Al Fashaga is located on the Ethiopia–Sudan border, and is claimed by both Sudan and Ethiopia. The region had historically been administered by the Ethiopian Empire. However, in 1902, Emperor Menelik II ceded the region to the British, who incorporated it into Anglo-Egyptian Sudan. Ethiopia never signed a treaty with Sudan over the territory, because the government argued that the region came under Ethiopian control when Sudan was freed in 1956. In the mid 1990s, Ethiopians, mostly from the Amhara people, moved into the Al Fashaga region to begin farming due to the high fertility of the land. Under Egyptian and Ethiopian pressure, the Sudanese Armed Forces withdrew from region in 1995 as well as the Halaib Triangle following an assassination attempt against Egyptian president Hosni Mubarak in Ethiopia.
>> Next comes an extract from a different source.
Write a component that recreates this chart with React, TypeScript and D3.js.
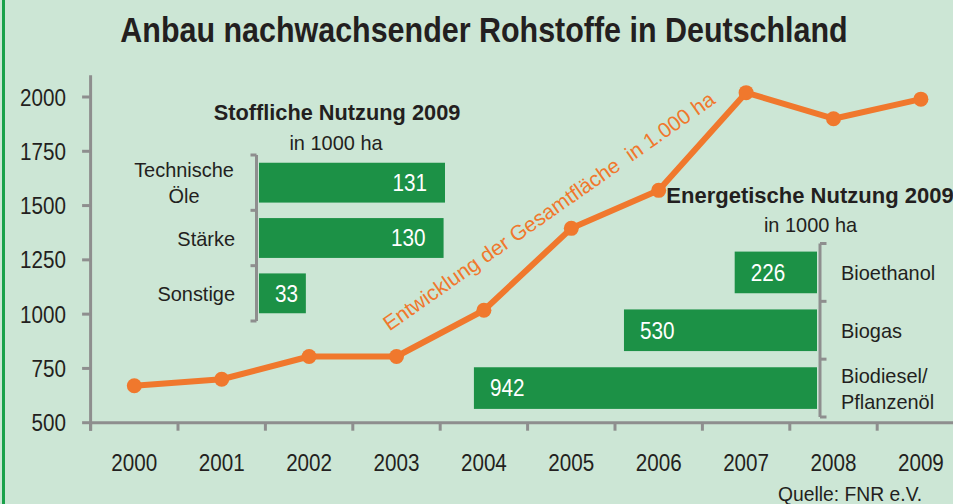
import React from "react";
import * as d3 from "d3";

const years = ["2000", "2001", "2002", "2003", "2004", "2005", "2006", "2007", "2008", "2009"];
const totalArea = [670, 700, 805, 805, 1018, 1395, 1570, 2020, 1900, 1990];
const yTicks = [500, 750, 1000, 1250, 1500, 1750, 2000];

const materialCats = ["Technische Öle", "Stärke", "Sonstige"];
const materialLines = [["Technische", "Öle"], ["Stärke"], ["Sonstige"]];
const materialValues = [131, 130, 33];

const energyCats = ["Bioethanol", "Biogas", "Biodiesel/Pflanzenöl"];
const energyLines = [["Bioethanol"], ["Biogas"], ["Biodiesel/", "Pflanzenöl"]];
const energyValues = [226, 530, 942];

const TITLE = "Anbau nachwachsender Rohstoffe in Deutschland";
const MAT_TITLE = "Stoffliche Nutzung 2009";
const EN_TITLE = "Energetische Nutzung 2009";
const UNIT = "in 1000 ha";
const LINE_LABEL = "Entwicklung der Gesamtfläche\u00a0 in 1.000 ha";
const SOURCE = "Quelle: FNR e.V.";

const W = 953;
const H = 504;
const BG = "#cce6d5";
const GREEN = "#1c9146";
const ORANGE = "#f0782d";
const GRAY = "#8e8e8e";
const TEXT = "#231f20";
const FONT = "'Liberation Sans', Arial, Helvetica, sans-serif";

type TP = {
  x: number;
  y: number;
  size: number;
  sx?: number;
  anchor?: string;
  weight?: number | string;
  fill?: string;
  rotate?: number;
  children: React.ReactNode;
};

function T({ x, y, size, sx = 1, anchor = "start", weight = 400, fill = TEXT, rotate = 0, children }: TP) {
  return (
    <text
      transform={`translate(${x},${y}) rotate(${rotate}) scale(${sx},1)`}
      fontSize={size}
      textAnchor={anchor as any}
      fontWeight={weight}
      fill={fill}
      fontFamily={FONT}
    >
      {children}
    </text>
  );
}

export default function App() {
  const x = d3.scaleBand<string>().domain(years).range([90.6, 964.6]).padding(0);
  const bw = x.bandwidth();
  const cx = (yr: string) => (x(yr) as number) + bw / 2;
  const y = d3.scaleLinear().domain([500, 2000]).range([422.7, 97]);
  const axisX = 90.6;
  const axisY = y(500);

  const line = d3
    .line<number>()
    .x((_, i) => cx(years[i]))
    .y((d) => y(d));

  // Stoffliche Nutzung
  const mRows = d3.scaleBand<string>().domain(materialCats).range([155, 321]).paddingInner(0.28).paddingOuter(0.14);
  const mX = d3.scaleLinear().domain([0, 131]).range([259, 445]);
  const mBracketX = 256.5;

  // Energetische Nutzung
  const eRows = d3.scaleBand<string>().domain(energyCats).range([243.5, 417]).paddingInner(0.28).paddingOuter(0.14);
  const eX = d3.scaleLinear().domain([0, 950]).range([817, 471]);
  const eBracketX = 820;

  const mBounds = [155, ...materialCats.slice(1).map((c) => (mRows(c) as number) - (mRows.step() * 0.28) / 2), 321];
  const eBounds = [243.5, ...energyCats.slice(1).map((c) => (eRows(c) as number) - (eRows.step() * 0.28) / 2), 417];

  return (
    <svg width={W} height={H} style={{ position: "absolute", left: 0, top: 0, display: "block" }}>
      <rect x={0} y={0} width={W} height={H} fill={BG} />
      <line x1={3.5} x2={3.5} y1={0} y2={H} stroke="#1aa14a" strokeWidth={3} />

      {/* Title */}
      <T x={484} y={41.7} size={35} weight={700} anchor="middle" sx={0.87}>
        {TITLE}
      </T>

      {/* Y axis */}
      <line x1={axisX} x2={axisX} y1={y(2100)} y2={axisY + 8} stroke={GRAY} strokeWidth={3} />
      {yTicks.map((t) => (
        <g key={t}>
          <line x1={axisX - 8.5} x2={axisX} y1={y(t)} y2={y(t)} stroke={GRAY} strokeWidth={3} />
          <T x={66} y={y(t) + 8.6} size={24} sx={0.86} anchor="end">
            {t}
          </T>
        </g>
      ))}

      {/* X axis */}
      <line x1={axisX - 1.5} x2={W} y1={axisY} y2={axisY} stroke={GRAY} strokeWidth={3} />
      {years.map((yr) => (
        <g key={yr}>
          <line x1={x(yr) as number} x2={x(yr) as number} y1={axisY} y2={axisY + 8} stroke={GRAY} strokeWidth={3} />
          <T x={cx(yr)} y={471} size={24} sx={0.86} anchor="middle">
            {yr}
          </T>
        </g>
      ))}

      {/* Stoffliche Nutzung block */}
      <T x={337} y={120} size={22} weight={700} anchor="middle" sx={0.99}>
        {MAT_TITLE}
      </T>
      <T x={336} y={150} size={21} sx={0.95} anchor="middle">
        {UNIT}
      </T>
      <line x1={mBracketX} x2={mBracketX} y1={155} y2={321} stroke={GRAY} strokeWidth={3} />
      {mBounds.map((b, i) => (
        <line key={i} x1={mBracketX - 6} x2={mBracketX} y1={b} y2={b} stroke={GRAY} strokeWidth={3} />
      ))}
      {materialCats.map((c, i) => {
        const top = mRows(c) as number;
        const h = mRows.bandwidth();
        const mid = top + h / 2;
        const v = materialValues[i];
        const x0 = mX(0);
        const x1 = mX(v);
        const wide = x1 - x0 > 80;
        const lines = materialLines[i];
        return (
          <g key={c}>
            <rect x={x0} y={top} width={x1 - x0} height={h} fill={GREEN} />
            <T x={wide ? x1 - 18 : (x0 + x1) / 2 + 4} y={mid + 8.3} size={23} sx={0.9} anchor={wide ? "end" : "middle"} fill="#ffffff">
              {v}
            </T>
            {lines.length === 1 ? (
              <T x={235} y={mid + 7.5} size={21} sx={0.95} anchor="end">
                {lines[0]}
              </T>
            ) : (
              lines.map((l, j) => (
                <T key={l} x={184} y={mid + 7.5 + (j - 0.5) * 26} size={21} sx={0.95} anchor="middle">
                  {l}
                </T>
              ))
            )}
          </g>
        );
      })}

      {/* Energetische Nutzung block */}
      <T x={810} y={203} size={22} weight={700} anchor="middle">
        {EN_TITLE}
      </T>
      <T x={810.5} y={231.7} size={21} sx={0.95} anchor="middle">
        {UNIT}
      </T>
      <line x1={eBracketX} x2={eBracketX} y1={243.5} y2={417} stroke={GRAY} strokeWidth={3} />
      {eBounds.map((b, i) => (
        <line key={i} x1={eBracketX} x2={eBracketX + 6.5} y1={b} y2={b} stroke={GRAY} strokeWidth={3} />
      ))}
      {energyCats.map((c, i) => {
        const top = eRows(c) as number;
        const h = eRows.bandwidth();
        const mid = top + h / 2;
        const v = energyValues[i];
        const x0 = eX(v);
        const x1 = eX(0);
        const lines = energyLines[i];
        return (
          <g key={c}>
            <rect x={x0} y={top} width={x1 - x0} height={h} fill={GREEN} />
            <T x={x0 + 16} y={mid + 8.3} size={23} sx={0.9} fill="#ffffff">
              {v}
            </T>
            {lines.map((l, j) => (
              <T key={l} x={841} y={mid + 7.5 + (j - (lines.length - 1) / 2) * 26} size={21} sx={0.95}>
                {l}
              </T>
            ))}
          </g>
        );
      })}

      {/* Total area line */}
      <path d={line(totalArea) || ""} fill="none" stroke={ORANGE} strokeWidth={6} strokeLinejoin="round" />
      {totalArea.map((v, i) => (
        <circle key={years[i]} cx={cx(years[i])} cy={y(v)} r={7.5} fill={ORANGE} />
      ))}
      <T x={553} y={217} size={21} rotate={-35} anchor="middle" fill={ORANGE}>
        {LINE_LABEL}
      </T>

      <T x={778} y={501} size={21} sx={0.92}>
        {SOURCE}
      </T>
    </svg>
  );
}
Sudanese President Omar al-Bashir was accused of supporting the Egyptian Islamic Jihad group behind the attempt.

Under a compromise reached in 2008, Ethiopian farmers cultivated the land while Sudan retained administrative control of it. This compromise ended in November 2020, when the Tigray War began and Sudan expelled Ethiopian farmers, resulting in border clashes between the two countries. On 2 December, the Sudanese Armed Forces occupied the Khor Yabis area, controlled by Ethiopia for 25 years, expelling Ethiopian militants without a fight.

During the Sudanese civil war (2023–present), the Sudanese government claimed to have repelled an Ethiopian incursion on the Al Fashaga region on 19 April. Ethiopian Prime Minister Abiy Ahmed denied any assault ever took place. On 4 July 2025, Ethiopian militias attacked Sudanese farmers in the area.